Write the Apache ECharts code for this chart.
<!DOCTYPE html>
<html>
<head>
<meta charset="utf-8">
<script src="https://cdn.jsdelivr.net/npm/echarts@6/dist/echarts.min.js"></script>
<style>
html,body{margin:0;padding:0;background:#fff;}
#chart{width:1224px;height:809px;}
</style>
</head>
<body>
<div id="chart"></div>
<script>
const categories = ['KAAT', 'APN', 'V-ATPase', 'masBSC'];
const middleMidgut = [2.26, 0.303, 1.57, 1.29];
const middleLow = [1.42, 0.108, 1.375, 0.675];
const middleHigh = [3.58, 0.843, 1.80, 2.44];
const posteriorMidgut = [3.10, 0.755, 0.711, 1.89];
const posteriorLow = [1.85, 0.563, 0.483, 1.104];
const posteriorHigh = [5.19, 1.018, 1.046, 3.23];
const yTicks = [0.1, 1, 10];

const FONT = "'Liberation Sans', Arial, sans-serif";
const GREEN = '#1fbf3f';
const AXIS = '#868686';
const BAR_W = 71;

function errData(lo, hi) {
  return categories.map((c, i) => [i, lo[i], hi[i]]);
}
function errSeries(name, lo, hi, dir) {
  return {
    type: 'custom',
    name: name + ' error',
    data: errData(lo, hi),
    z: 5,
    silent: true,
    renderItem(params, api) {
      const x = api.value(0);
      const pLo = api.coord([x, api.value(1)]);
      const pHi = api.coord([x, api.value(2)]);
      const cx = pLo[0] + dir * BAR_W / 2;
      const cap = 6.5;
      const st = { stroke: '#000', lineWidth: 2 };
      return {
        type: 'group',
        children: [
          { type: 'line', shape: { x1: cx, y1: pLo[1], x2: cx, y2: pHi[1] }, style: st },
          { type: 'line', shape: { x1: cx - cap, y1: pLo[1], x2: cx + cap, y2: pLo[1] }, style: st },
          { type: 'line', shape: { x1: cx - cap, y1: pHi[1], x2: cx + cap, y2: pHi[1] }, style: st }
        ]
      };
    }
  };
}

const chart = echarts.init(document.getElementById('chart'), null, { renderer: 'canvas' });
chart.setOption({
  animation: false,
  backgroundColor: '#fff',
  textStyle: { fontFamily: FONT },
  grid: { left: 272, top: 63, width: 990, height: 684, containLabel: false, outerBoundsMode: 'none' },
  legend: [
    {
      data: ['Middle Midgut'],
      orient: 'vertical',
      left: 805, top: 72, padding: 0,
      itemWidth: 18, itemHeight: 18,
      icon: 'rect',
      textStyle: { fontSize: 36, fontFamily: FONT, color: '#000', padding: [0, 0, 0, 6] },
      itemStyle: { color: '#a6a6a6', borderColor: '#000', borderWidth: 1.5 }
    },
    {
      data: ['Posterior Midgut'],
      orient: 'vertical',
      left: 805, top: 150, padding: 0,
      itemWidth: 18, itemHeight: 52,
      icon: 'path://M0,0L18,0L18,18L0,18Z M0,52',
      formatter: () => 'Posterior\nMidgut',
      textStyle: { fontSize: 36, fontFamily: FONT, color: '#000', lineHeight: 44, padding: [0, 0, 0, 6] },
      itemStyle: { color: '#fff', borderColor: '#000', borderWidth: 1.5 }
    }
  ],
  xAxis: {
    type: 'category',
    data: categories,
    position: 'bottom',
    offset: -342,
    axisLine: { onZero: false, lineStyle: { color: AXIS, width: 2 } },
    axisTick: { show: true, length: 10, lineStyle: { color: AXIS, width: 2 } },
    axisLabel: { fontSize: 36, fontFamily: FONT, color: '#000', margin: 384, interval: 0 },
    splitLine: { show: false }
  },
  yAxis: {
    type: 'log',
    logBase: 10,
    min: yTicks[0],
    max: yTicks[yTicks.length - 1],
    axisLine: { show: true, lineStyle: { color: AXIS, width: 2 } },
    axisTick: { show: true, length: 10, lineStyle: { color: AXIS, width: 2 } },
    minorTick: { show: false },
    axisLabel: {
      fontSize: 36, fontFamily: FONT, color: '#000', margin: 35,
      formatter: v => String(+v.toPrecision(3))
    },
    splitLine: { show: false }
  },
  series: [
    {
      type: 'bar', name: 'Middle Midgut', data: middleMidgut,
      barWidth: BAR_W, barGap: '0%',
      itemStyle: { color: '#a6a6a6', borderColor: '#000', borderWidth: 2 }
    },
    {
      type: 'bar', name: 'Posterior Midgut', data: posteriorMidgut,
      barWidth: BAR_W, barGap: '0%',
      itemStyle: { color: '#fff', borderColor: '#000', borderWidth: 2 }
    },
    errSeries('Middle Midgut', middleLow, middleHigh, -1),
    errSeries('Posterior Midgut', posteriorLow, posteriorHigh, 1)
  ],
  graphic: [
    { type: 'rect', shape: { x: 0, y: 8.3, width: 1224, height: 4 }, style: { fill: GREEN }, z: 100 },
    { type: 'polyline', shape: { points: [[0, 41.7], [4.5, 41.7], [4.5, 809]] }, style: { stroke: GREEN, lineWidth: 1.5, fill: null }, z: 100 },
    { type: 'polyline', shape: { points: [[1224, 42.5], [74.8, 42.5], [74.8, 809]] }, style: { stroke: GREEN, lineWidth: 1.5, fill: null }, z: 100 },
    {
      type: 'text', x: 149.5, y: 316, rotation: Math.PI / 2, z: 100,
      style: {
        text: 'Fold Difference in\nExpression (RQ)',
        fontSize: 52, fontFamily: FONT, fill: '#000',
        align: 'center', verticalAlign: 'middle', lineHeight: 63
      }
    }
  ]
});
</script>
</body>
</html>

WRITTEN INSTRUCTION: Reproduce every line of the data verbatim.

FINISHED EXERCISE:
Write the Apache ECharts code for this chart.
<!DOCTYPE html>
<html>
<head>
<meta charset="utf-8">
<script src="https://cdn.jsdelivr.net/npm/echarts@6/dist/echarts.min.js"></script>
<style>
html,body{margin:0;padding:0;background:#fff;}
#chart{width:1224px;height:809px;}
</style>
</head>
<body>
<div id="chart"></div>
<script>
const categories = ['KAAT', 'APN', 'V-ATPase', 'masBSC'];
const middleMidgut = [2.26, 0.303, 1.57, 1.29];
const middleLow = [1.42, 0.108, 1.375, 0.675];
const middleHigh = [3.58, 0.843, 1.80, 2.44];
const posteriorMidgut = [3.10, 0.755, 0.711, 1.89];
const posteriorLow = [1.85, 0.563, 0.483, 1.104];
const posteriorHigh = [5.19, 1.018, 1.046, 3.23];
const yTicks = [0.1, 1, 10];

const FONT = "'Liberation Sans', Arial, sans-serif";
const GREEN = '#1fbf3f';
const AXIS = '#868686';
const BAR_W = 71;

function errData(lo, hi) {
  return categories.map((c, i) => [i, lo[i], hi[i]]);
}
function errSeries(name, lo, hi, dir) {
  return {
    type: 'custom',
    name: name + ' error',
    data: errData(lo, hi),
    z: 5,
    silent: true,
    renderItem(params, api) {
      const x = api.value(0);
      const pLo = api.coord([x, api.value(1)]);
      const pHi = api.coord([x, api.value(2)]);
      const cx = pLo[0] + dir * BAR_W / 2;
      const cap = 6.5;
      const st = { stroke: '#000', lineWidth: 2 };
      return {
        type: 'group',
        children: [
          { type: 'line', shape: { x1: cx, y1: pLo[1], x2: cx, y2: pHi[1] }, style: st },
          { type: 'line', shape: { x1: cx - cap, y1: pLo[1], x2: cx + cap, y2: pLo[1] }, style: st },
          { type: 'line', shape: { x1: cx - cap, y1: pHi[1], x2: cx + cap, y2: pHi[1] }, style: st }
        ]
      };
    }
  };
}

const chart = echarts.init(document.getElementById('chart'), null, { renderer: 'canvas' });
chart.setOption({
  animation: false,
  backgroundColor: '#fff',
  textStyle: { fontFamily: FONT },
  grid: { left: 272, top: 63, width: 990, height: 684, containLabel: false, outerBoundsMode: 'none' },
  legend: [
    {
      data: ['Middle Midgut'],
      orient: 'vertical',
      left: 805, top: 72, padding: 0,
      itemWidth: 18, itemHeight: 18,
      icon: 'rect',
      textStyle: { fontSize: 36, fontFamily: FONT, color: '#000', padding: [0, 0, 0, 6] },
      itemStyle: { color: '#a6a6a6', borderColor: '#000', borderWidth: 1.5 }
    },
    {
      data: ['Posterior Midgut'],
      orient: 'vertical',
      left: 805, top: 150, padding: 0,
      itemWidth: 18, itemHeight: 52,
      icon: 'path://M0,0L18,0L18,18L0,18Z M0,52',
      formatter: () => 'Posterior\nMidgut',
      textStyle: { fontSize: 36, fontFamily: FONT, color: '#000', lineHeight: 44, padding: [0, 0, 0, 6] },
      itemStyle: { color: '#fff', borderColor: '#000', borderWidth: 1.5 }
    }
  ],
  xAxis: {
    type: 'category',
    data: categories,
    position: 'bottom',
    offset: -342,
    axisLine: { onZero: false, lineStyle: { color: AXIS, width: 2 } },
    axisTick: { show: true, length: 10, lineStyle: { color: AXIS, width: 2 } },
    axisLabel: { fontSize: 36, fontFamily: FONT, color: '#000', margin: 384, interval: 0 },
    splitLine: { show: false }
  },
  yAxis: {
    type: 'log',
    logBase: 10,
    min: yTicks[0],
    max: yTicks[yTicks.length - 1],
    axisLine: { show: true, lineStyle: { color: AXIS, width: 2 } },
    axisTick: { show: true, length: 10, lineStyle: { color: AXIS, width: 2 } },
    minorTick: { show: false },
    axisLabel: {
      fontSize: 36, fontFamily: FONT, color: '#000', margin: 35,
      formatter: v => String(+v.toPrecision(3))
    },
    splitLine: { show: false }
  },
  series: [
    {
      type: 'bar', name: 'Middle Midgut', data: middleMidgut,
      barWidth: BAR_W, barGap: '0%',
      itemStyle: { color: '#a6a6a6', borderColor: '#000', borderWidth: 2 }
    },
    {
      type: 'bar', name: 'Posterior Midgut', data: posteriorMidgut,
      barWidth: BAR_W, barGap: '0%',
      itemStyle: { color: '#fff', borderColor: '#000', borderWidth: 2 }
    },
    errSeries('Middle Midgut', middleLow, middleHigh, -1),
    errSeries('Posterior Midgut', posteriorLow, posteriorHigh, 1)
  ],
  graphic: [
    { type: 'rect', shape: { x: 0, y: 8.3, width: 1224, height: 4 }, style: { fill: GREEN }, z: 100 },
    { type: 'polyline', shape: { points: [[0, 41.7], [4.5, 41.7], [4.5, 809]] }, style: { stroke: GREEN, lineWidth: 1.5, fill: null }, z: 100 },
    { type: 'polyline', shape: { points: [[1224, 42.5], [74.8, 42.5], [74.8, 809]] }, style: { stroke: GREEN, lineWidth: 1.5, fill: null }, z: 100 },
    {
      type: 'text', x: 149.5, y: 316, rotation: Math.PI / 2, z: 100,
      style: {
        text: 'Fold Difference in\nExpression (RQ)',
        fontSize: 52, fontFamily: FONT, fill: '#000',
        align: 'center', verticalAlign: 'middle', lineHeight: 63
      }
    }
  ]
});
</script>
</body>
</html>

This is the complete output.